Code that draws figures:
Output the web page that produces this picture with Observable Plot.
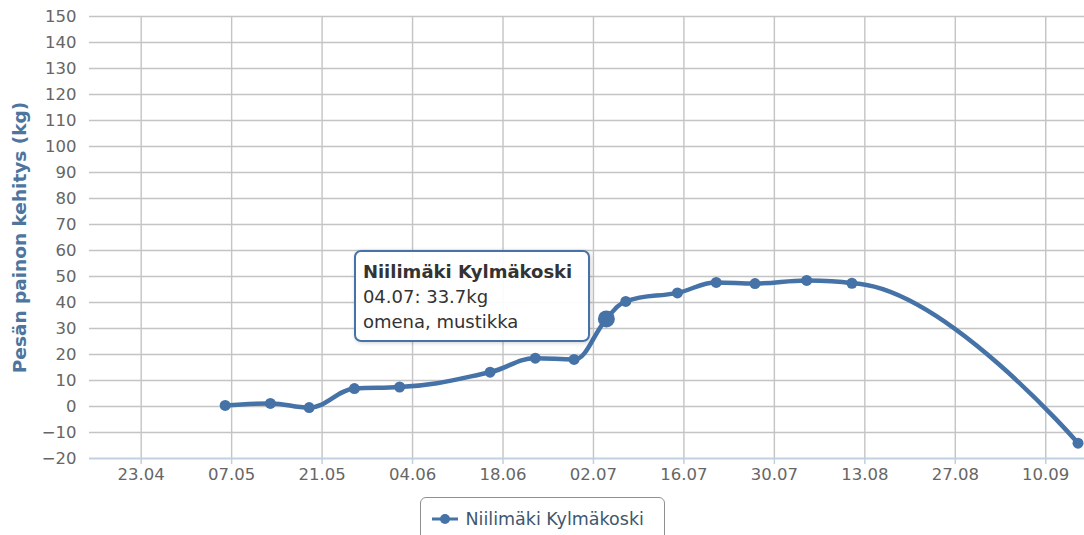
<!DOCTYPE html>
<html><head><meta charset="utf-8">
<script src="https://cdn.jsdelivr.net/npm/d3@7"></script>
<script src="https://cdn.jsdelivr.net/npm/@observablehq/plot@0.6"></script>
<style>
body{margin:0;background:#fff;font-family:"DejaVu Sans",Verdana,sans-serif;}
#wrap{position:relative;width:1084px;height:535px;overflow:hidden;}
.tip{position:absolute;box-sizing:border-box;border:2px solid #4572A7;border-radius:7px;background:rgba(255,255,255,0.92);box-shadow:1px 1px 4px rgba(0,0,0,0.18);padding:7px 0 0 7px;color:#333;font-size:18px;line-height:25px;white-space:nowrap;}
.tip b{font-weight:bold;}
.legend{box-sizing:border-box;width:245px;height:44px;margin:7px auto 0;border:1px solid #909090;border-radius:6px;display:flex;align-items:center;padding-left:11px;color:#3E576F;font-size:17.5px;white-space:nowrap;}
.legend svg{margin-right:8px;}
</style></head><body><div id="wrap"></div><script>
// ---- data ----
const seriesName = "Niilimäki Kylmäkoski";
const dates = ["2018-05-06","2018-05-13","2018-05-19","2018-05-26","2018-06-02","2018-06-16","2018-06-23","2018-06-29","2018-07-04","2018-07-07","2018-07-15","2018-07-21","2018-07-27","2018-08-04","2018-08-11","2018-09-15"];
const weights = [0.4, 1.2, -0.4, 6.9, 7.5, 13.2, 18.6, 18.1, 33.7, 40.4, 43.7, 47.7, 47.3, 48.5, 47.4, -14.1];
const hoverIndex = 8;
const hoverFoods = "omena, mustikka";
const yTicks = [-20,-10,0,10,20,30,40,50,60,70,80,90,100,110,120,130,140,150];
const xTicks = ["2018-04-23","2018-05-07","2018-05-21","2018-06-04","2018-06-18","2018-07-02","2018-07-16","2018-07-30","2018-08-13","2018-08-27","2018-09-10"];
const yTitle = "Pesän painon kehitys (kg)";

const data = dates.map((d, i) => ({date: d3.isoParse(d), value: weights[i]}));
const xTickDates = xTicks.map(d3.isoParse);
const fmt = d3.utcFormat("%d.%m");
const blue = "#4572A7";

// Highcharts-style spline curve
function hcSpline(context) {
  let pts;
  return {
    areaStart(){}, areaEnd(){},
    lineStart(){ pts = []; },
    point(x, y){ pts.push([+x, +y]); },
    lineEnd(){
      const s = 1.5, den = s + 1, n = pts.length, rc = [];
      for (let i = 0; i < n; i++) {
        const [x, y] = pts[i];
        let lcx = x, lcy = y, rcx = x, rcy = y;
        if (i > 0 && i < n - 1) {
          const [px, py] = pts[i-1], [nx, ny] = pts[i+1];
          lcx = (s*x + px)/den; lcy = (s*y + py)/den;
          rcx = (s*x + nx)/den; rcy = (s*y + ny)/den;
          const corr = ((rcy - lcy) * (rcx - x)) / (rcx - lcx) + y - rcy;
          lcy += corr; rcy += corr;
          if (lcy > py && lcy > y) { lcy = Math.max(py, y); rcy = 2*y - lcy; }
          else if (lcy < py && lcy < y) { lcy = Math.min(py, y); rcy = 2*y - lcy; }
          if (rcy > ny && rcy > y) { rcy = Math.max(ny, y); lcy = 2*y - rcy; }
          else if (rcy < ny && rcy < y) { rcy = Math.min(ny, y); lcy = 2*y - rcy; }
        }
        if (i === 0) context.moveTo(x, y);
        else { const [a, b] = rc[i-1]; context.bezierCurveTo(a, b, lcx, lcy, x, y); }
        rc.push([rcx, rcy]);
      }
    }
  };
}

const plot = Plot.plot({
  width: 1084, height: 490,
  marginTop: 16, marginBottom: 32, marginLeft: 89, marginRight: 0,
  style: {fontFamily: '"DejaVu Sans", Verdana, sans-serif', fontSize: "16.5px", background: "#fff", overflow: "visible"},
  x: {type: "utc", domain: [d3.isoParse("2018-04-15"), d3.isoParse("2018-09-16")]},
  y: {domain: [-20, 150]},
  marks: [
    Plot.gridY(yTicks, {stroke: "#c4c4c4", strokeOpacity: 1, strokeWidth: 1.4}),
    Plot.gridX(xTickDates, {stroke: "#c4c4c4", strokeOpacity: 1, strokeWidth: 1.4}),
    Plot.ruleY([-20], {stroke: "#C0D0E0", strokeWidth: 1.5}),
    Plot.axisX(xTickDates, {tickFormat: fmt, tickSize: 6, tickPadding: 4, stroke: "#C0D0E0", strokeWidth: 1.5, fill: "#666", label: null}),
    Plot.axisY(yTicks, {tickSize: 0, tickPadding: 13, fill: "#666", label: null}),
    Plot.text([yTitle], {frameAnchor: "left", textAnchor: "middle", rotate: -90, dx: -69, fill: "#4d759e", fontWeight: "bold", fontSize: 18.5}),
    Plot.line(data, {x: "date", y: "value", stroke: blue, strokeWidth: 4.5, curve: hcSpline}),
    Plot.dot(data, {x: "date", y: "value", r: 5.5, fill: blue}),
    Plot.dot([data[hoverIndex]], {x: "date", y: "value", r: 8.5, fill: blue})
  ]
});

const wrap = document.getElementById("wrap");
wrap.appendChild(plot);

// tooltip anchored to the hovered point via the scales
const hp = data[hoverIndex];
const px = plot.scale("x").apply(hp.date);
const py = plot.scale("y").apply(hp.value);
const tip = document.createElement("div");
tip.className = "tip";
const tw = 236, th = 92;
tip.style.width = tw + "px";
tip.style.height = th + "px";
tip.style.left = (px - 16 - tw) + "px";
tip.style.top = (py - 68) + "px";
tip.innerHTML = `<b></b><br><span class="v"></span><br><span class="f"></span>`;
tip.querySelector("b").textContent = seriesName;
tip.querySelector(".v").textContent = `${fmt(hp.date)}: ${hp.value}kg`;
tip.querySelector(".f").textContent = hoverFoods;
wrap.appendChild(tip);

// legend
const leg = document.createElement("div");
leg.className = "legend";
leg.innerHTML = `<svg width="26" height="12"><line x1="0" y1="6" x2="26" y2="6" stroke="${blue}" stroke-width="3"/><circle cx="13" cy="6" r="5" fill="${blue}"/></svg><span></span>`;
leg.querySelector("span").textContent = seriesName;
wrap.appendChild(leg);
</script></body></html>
...
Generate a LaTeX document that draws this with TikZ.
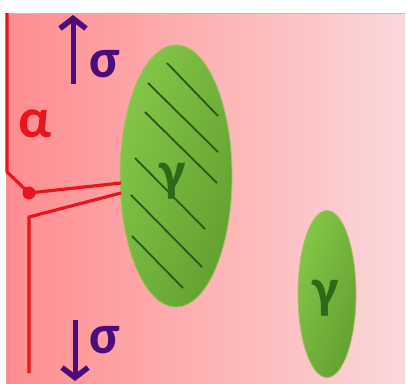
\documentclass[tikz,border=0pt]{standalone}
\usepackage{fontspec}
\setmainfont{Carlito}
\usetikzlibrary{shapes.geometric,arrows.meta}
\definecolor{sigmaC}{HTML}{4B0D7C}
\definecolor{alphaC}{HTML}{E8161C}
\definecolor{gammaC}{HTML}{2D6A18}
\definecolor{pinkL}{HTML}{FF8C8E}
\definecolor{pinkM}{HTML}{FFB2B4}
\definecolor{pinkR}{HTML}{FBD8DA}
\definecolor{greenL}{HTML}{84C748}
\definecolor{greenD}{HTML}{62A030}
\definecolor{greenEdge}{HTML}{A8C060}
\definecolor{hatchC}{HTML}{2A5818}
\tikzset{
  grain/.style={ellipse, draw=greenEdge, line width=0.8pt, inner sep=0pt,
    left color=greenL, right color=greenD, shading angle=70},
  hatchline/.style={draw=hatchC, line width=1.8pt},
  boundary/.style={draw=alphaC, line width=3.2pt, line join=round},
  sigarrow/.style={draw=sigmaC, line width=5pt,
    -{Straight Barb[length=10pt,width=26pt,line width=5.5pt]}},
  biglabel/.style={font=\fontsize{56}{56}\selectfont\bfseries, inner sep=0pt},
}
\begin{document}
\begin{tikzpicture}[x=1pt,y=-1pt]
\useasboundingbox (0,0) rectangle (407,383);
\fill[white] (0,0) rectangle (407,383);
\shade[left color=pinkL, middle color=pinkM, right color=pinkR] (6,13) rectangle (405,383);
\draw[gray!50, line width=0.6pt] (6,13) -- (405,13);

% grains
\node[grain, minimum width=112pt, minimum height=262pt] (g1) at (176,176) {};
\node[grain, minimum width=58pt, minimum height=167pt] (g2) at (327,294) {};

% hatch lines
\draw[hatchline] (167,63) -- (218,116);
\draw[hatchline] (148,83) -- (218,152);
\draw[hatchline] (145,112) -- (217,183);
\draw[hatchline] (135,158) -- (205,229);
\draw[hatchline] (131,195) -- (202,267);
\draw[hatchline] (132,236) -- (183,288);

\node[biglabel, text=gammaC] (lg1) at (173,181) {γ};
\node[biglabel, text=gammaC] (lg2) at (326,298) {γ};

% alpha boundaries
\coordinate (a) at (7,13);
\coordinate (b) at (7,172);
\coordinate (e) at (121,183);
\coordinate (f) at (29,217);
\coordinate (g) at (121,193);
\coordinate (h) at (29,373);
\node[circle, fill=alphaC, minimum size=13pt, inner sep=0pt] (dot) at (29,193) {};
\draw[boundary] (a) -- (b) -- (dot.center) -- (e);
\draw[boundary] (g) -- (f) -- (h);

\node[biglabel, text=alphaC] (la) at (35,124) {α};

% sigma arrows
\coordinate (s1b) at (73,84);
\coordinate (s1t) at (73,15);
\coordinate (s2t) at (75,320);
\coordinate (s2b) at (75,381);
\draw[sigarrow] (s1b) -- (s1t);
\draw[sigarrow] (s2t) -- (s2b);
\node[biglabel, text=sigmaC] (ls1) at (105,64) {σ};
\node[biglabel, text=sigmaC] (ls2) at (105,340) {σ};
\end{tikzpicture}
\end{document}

EXERCISE INSTRUCTIONS: Find every line in the records that contains the word "this"; copy those lines.

CORRECT ANSWER:
Output the web page that produces this picture with Observable Plot.
Generate a LaTeX document that draws this with TikZ.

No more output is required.